Data extract:
■ ■ ■

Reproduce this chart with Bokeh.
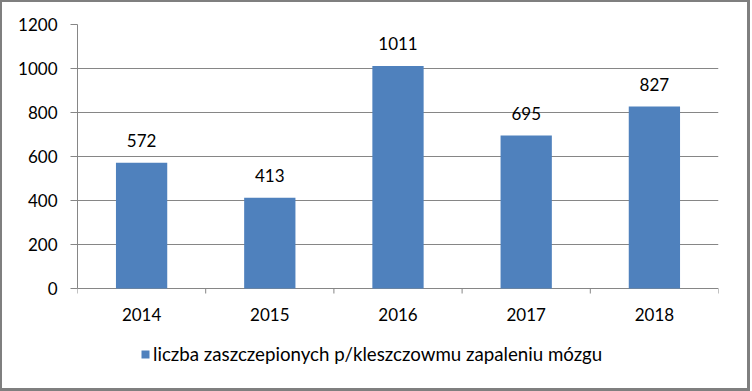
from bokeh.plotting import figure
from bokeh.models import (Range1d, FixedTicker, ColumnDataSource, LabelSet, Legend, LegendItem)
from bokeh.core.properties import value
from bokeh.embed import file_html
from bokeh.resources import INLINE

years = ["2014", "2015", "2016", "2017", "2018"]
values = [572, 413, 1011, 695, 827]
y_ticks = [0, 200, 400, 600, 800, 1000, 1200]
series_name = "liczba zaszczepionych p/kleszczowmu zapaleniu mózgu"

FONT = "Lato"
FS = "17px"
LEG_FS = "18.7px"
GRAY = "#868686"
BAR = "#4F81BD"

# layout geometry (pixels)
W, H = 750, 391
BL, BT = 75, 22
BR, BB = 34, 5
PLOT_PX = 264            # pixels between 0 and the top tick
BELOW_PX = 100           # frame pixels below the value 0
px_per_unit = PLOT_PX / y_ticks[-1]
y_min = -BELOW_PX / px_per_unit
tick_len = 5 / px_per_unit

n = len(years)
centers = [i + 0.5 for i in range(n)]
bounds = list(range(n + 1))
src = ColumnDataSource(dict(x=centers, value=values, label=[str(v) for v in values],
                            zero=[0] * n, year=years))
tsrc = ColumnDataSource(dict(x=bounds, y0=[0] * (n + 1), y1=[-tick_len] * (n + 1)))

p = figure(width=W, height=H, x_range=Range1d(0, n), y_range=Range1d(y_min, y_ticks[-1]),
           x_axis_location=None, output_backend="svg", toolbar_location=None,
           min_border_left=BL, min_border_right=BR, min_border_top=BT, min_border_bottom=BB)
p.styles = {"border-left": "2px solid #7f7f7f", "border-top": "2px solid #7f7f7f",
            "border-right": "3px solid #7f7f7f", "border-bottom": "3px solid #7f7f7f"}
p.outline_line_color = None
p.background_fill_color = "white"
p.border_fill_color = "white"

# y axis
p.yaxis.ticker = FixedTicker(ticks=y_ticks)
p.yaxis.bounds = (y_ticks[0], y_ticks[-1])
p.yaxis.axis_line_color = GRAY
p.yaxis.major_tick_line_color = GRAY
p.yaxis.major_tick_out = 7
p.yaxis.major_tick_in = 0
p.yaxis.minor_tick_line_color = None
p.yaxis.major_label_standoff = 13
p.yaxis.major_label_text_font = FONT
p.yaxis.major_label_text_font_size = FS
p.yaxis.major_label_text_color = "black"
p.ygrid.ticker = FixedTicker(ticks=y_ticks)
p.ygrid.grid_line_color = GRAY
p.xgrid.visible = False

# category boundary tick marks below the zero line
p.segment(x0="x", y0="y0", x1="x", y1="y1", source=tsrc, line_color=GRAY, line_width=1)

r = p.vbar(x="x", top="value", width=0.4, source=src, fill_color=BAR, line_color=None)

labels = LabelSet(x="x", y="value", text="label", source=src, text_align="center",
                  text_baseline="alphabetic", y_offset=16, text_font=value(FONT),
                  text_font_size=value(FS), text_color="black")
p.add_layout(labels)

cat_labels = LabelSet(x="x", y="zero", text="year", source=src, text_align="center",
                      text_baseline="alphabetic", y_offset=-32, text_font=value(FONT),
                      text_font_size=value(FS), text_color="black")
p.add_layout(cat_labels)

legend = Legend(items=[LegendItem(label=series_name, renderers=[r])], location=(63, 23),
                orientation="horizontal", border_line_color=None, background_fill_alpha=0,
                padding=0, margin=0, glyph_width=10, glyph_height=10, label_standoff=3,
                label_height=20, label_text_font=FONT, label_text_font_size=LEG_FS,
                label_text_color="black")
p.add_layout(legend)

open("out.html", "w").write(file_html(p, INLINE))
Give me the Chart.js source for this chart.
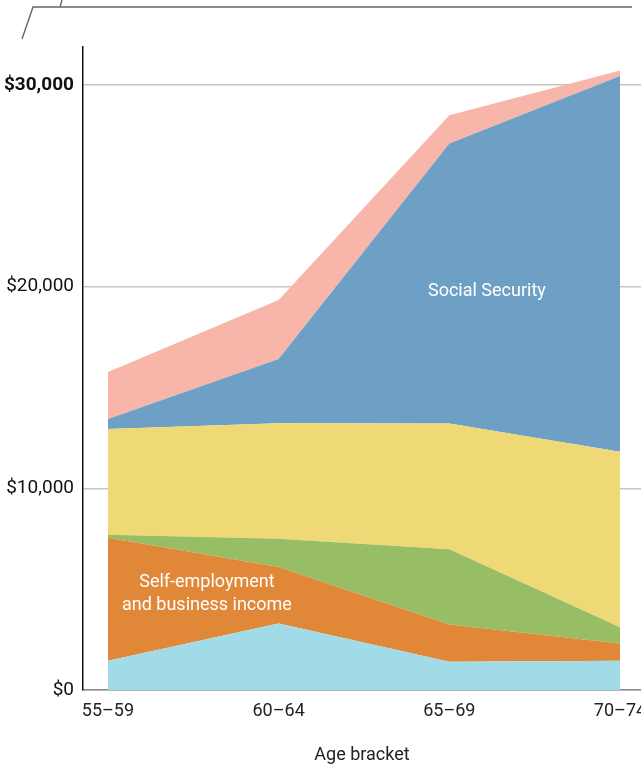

■ ■ ■

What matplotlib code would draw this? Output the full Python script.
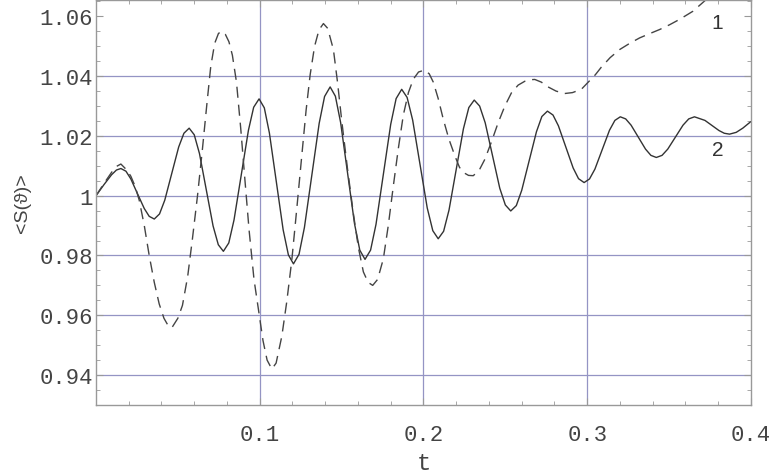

■ ■ ■

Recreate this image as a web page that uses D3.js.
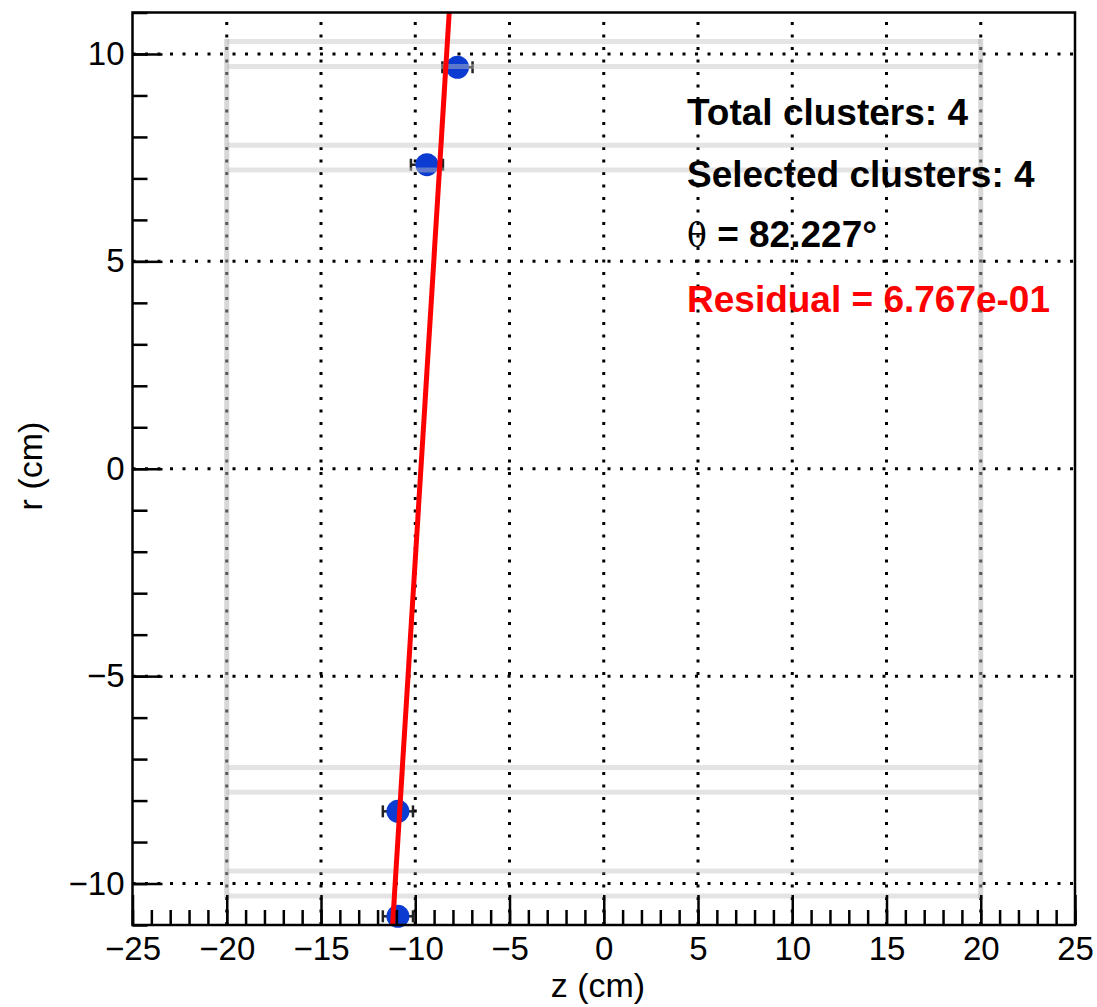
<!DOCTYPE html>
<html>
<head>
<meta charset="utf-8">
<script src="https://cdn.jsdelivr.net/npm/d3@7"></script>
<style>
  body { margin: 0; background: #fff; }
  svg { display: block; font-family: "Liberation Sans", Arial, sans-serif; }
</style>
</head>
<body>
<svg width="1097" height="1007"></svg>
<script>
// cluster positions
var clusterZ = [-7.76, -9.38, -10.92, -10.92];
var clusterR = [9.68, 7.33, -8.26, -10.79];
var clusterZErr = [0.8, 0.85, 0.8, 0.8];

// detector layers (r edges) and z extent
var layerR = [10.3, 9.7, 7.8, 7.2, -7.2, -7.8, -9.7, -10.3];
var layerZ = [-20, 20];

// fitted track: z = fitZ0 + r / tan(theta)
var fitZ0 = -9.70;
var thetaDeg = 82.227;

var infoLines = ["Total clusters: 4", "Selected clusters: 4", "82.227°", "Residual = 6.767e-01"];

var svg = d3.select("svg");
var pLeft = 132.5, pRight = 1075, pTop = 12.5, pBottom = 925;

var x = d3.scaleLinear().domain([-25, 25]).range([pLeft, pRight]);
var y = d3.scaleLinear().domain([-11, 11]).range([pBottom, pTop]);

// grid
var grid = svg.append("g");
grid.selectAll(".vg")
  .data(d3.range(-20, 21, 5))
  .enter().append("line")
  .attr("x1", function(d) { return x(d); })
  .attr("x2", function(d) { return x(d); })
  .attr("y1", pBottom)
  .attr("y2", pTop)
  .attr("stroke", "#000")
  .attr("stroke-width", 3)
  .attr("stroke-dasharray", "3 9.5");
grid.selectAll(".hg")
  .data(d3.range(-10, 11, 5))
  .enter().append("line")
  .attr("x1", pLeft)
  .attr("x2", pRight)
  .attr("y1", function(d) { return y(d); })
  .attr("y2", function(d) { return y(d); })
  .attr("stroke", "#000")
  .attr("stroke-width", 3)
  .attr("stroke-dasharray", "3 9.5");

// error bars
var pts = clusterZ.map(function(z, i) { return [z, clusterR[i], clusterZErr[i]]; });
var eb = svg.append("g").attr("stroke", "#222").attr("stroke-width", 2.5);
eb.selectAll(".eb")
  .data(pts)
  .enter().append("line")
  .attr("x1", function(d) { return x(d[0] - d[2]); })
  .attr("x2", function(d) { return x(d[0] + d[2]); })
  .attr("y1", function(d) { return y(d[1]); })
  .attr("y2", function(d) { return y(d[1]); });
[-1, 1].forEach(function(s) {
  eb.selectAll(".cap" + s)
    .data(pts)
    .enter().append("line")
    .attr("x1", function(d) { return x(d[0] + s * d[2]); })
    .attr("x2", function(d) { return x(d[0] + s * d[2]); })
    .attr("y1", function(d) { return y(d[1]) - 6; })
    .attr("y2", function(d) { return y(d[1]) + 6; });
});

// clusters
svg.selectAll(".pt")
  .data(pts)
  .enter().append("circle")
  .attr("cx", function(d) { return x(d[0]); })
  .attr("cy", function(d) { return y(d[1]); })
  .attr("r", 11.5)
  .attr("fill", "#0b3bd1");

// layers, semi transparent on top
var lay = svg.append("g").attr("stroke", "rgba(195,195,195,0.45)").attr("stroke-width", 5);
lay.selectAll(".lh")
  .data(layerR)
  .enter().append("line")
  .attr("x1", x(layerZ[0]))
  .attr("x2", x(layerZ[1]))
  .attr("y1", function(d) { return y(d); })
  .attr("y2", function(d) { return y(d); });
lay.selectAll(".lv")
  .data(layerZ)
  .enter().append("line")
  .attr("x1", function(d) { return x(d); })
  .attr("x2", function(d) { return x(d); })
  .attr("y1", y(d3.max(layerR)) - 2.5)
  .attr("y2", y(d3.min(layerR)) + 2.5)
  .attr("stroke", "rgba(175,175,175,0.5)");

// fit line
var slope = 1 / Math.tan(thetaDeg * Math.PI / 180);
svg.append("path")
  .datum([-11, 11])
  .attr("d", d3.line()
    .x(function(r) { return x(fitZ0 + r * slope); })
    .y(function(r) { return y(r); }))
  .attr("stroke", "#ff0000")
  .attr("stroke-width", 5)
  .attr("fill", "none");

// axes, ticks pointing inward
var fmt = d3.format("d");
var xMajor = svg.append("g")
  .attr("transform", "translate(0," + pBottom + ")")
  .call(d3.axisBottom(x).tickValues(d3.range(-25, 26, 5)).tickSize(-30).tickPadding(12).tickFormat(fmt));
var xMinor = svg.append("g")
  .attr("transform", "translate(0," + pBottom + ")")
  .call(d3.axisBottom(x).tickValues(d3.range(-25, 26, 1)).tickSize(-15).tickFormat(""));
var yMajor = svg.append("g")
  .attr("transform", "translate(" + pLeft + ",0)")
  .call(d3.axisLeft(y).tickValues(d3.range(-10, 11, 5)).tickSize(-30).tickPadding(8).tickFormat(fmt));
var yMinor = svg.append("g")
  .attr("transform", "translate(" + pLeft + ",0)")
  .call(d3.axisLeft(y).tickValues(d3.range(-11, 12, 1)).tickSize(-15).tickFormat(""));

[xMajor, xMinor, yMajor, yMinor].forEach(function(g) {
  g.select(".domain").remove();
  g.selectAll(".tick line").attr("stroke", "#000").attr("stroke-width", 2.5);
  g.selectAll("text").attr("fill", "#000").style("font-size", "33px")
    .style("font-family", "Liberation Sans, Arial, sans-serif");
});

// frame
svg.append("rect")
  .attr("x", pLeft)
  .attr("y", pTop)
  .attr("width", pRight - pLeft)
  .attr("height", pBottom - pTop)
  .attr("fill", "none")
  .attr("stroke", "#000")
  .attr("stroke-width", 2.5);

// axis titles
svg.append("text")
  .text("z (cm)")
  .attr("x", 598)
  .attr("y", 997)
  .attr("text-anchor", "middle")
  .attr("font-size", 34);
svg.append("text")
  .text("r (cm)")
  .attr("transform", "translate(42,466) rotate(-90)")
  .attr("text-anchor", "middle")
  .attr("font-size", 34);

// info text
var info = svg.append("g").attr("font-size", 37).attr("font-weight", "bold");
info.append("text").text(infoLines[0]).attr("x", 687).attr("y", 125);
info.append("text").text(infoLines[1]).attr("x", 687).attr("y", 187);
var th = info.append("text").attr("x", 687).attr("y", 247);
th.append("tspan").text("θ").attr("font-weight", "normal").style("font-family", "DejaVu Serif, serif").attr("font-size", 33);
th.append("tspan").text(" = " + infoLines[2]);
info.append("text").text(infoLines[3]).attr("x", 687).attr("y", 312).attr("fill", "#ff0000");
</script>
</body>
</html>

■ ■ ■

Both the line with "Reproduce this chart with Bokeh." and the line with "tsrc = ColumnDataSource(dict(x=bounds, y0=[0]" belong in the copy, along with every line between them; set them down exactly and skip the pictures.

Reproduce this chart with Bokeh.
from bokeh.plotting import figure
from bokeh.models import (Range1d, FixedTicker, ColumnDataSource, LabelSet, Legend, LegendItem)
from bokeh.core.properties import value
from bokeh.embed import file_html
from bokeh.resources import INLINE

years = ["2014", "2015", "2016", "2017", "2018"]
values = [572, 413, 1011, 695, 827]
y_ticks = [0, 200, 400, 600, 800, 1000, 1200]
series_name = "liczba zaszczepionych p/kleszczowmu zapaleniu mózgu"

FONT = "Lato"
FS = "17px"
LEG_FS = "18.7px"
GRAY = "#868686"
BAR = "#4F81BD"

# layout geometry (pixels)
W, H = 750, 391
BL, BT = 75, 22
BR, BB = 34, 5
PLOT_PX = 264            # pixels between 0 and the top tick
BELOW_PX = 100           # frame pixels below the value 0
px_per_unit = PLOT_PX / y_ticks[-1]
y_min = -BELOW_PX / px_per_unit
tick_len = 5 / px_per_unit

n = len(years)
centers = [i + 0.5 for i in range(n)]
bounds = list(range(n + 1))
src = ColumnDataSource(dict(x=centers, value=values, label=[str(v) for v in values],
                            zero=[0] * n, year=years))
tsrc = ColumnDataSource(dict(x=bounds, y0=[0] * (n + 1), y1=[-tick_len] * (n + 1)))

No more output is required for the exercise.